I have always done everything within my ability to keep you safe. To the extent with which I can control things, I have done all that I can to spare you pain and suffering. I don’t know whether or not that is always a good thing, but I try! I know that in reality I can’t ultimately spare you from pain, suffering, sadness, and disappointment. I would like to and have done what I can to minimise your experiences of those things. Yet, I also know that life will bring its share of pain and it’s in your best interest to experience some of it while I’m around to help you get through those moments. It still breaks my heart though when it happens in its various forms. You’ve already experienced some that I couldn’t spare you from.
Some of my greatest anxieties come from trying to orchestrate everyday details so that your experiences can go smoothly and contain as few bumps as possible. Obviously I am only one man and I do not have divine powers (would be nice though).
I’ve strived to make our home a place you know is safe for you. Not only safe from physical harm, but also a safe place for you to be you. I’ve shown you that I myself am I safe place for you. I’ve shown you that I am there and available for you.
As you grow older, the protection you need from me changes and the “control” that I have is diminishing! You are taking your lives into your own hands more and more with every passing day. You may even think that you don’t need any protecting anymore. That’s ok. You can think that if you want but I’m still there. Listening, watching, hearing. From close up and from afar. I am not God but I am Dad! Dad’s can do great things to protect their loved ones.
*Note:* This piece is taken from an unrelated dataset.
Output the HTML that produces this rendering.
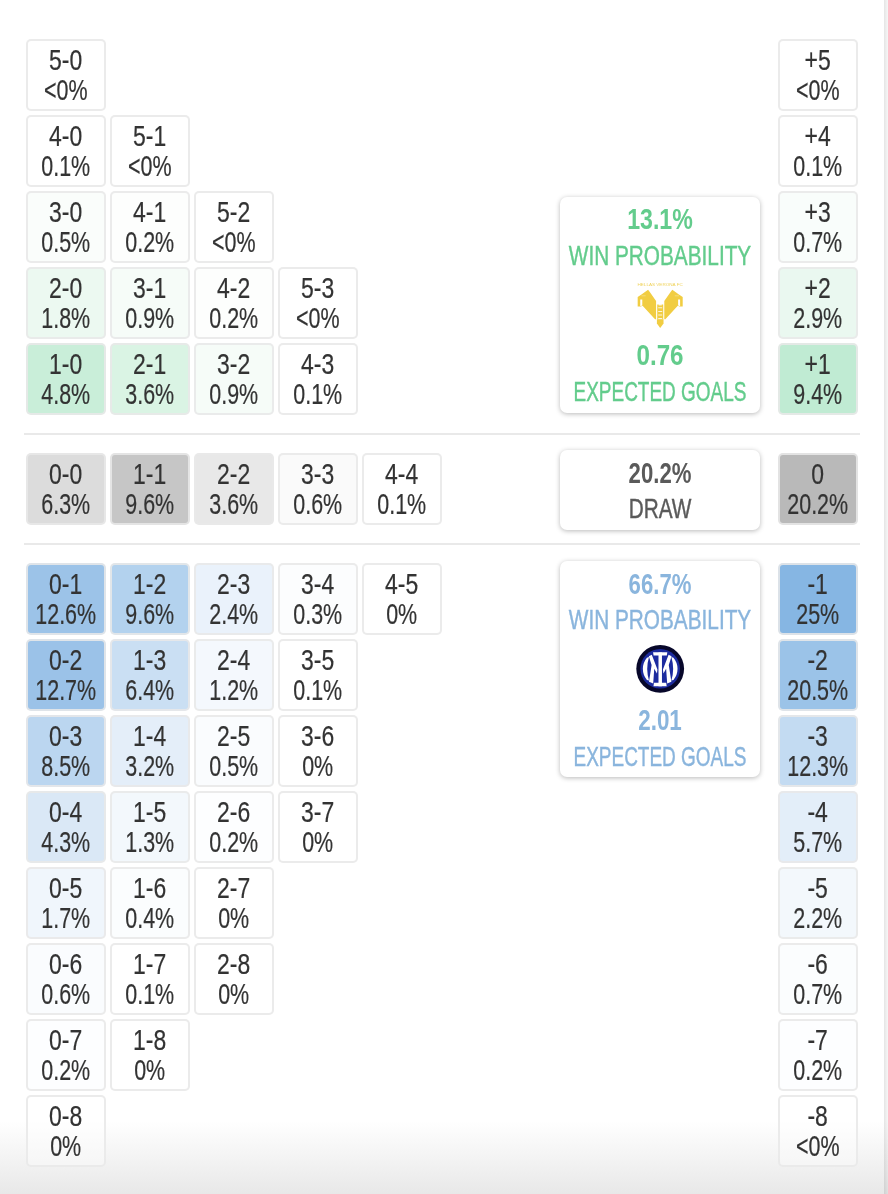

Here is where I think I have been most successful. Even as you were younger but increasingly so as you became teenagers and are now growing into, or approaching, adulthood. I have always felt more comfortable and at ease when I’ve seen myself as your guide rather than your boss. Sure, there have been times, mostly when you were younger, when I needed to lay down some rules that you were required to obey. Even now our home has a few ground rules that you are expected to obey and respect. Yet, in the midst of rules when they were necessary, it has always been my desire to guide you rather than rule you. I remember reading an article one day when you were much younger and your mom and I were discussing parenting and how things were going. The article encouraged parents to “say yes as much as possible”. Not in a soft “sure, do whatever you want. It’s easier for me that way” kind of way. It was more an encouragement to being deliberate and mindful as a parent and aware of how easy it can be to say no but often not even follow through because much of the time our no’s are unreasonable and lack thoughtfulness. Anyways, that is besides the point for now. For me it reinforced my desire to guide you and teach you how to make decisions and then accompany you as you deal with the outcomes of your choices. This evolves over time but remains true and will continue to be true.
So, for fathers day this year I want to celebrate that I am a father who loves you immensely, protects you fiercely and guides you with an open hand. Through the good and through the bad, through the mistakes and the good calls, through thick and thin, that is the dad I am and can only hope will impact you to be who you are meant to be.
To my kids : Will, Kyria and Jo … I love you with all my daddy heart.
And to the dads out there …. give yourself some grace as you navigate what is quite probably the greatest challenge of our lives.